COLUMBUS — For ages, women have claimed that the sex of their baby influences everything from food cravings to morning sickness. A new study published by researchers at the Ohio State University Wexner Medical Center seems to support this long-held theory.
If it’s a girl
The study, published in the February 2017 issue of Brain, Behavior, and Immunity, shows the sex of a baby is associated with immune responses in pregnant women.
Bacteria caused a greater pro-inflammatory response in the immune cells of women carrying a girl, meaning they might be more susceptible to illness, than in women carrying boys, according to Amanda Mitchell, a postdoctoral researcher in the Institute for Behavioral Medicine Research at Ohio State.
“This research helps women and their obstetricians recognize that fetal sex is one factor that may impact how a woman’s body responds to everyday immune challenges such as wound healing and responses to viruses and bacteria,” says Mitchell.

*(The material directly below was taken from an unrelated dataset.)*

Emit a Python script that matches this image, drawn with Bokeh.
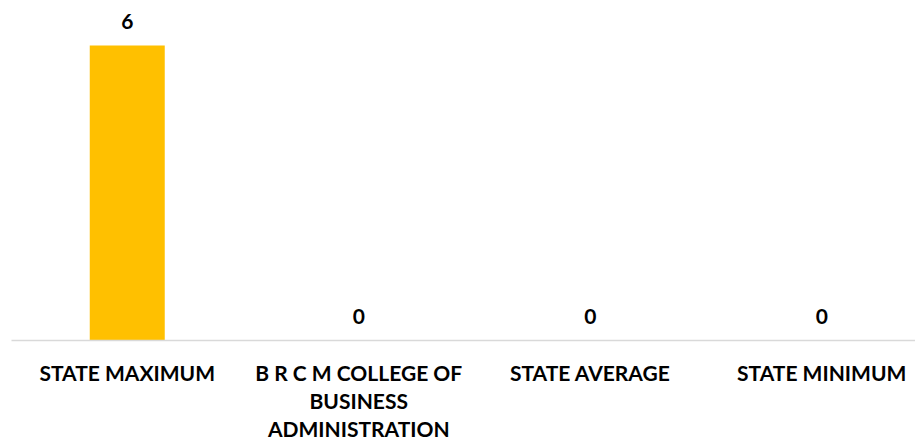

The study followed 80 pregnant women across the course of their pregnancy and examined whether they exhibited different levels of immune markers based on the gender of the baby.
Those immune markers were exposed to bacteria in the lab and analyzed.
What this means
“While maternal inflammation can affect outcomes related to the fetus — such as timing of birth — more research is needed to know how the baby’s sex is associated with the wellness of moms-to-be,” Mitchell explains.
Factors such as hormone levels in the placenta may also affect the mother’s health, she said.
Regardless, it’s always important for expectant mothers to think about maintaining a healthy immune system.
Research has shown regular exercise promotes a healthy immune system, as does eating certain foods such as leafy greens and taking time to relax.
Be sure to check with your healthcare provider before making any changes to your exercise routine or diet.
And no surprise to all the women who have ever been pregnant, science is finally backing up what you’ve been saying all along.
The gender of your baby really can affect how you feel throughout your pregnancy.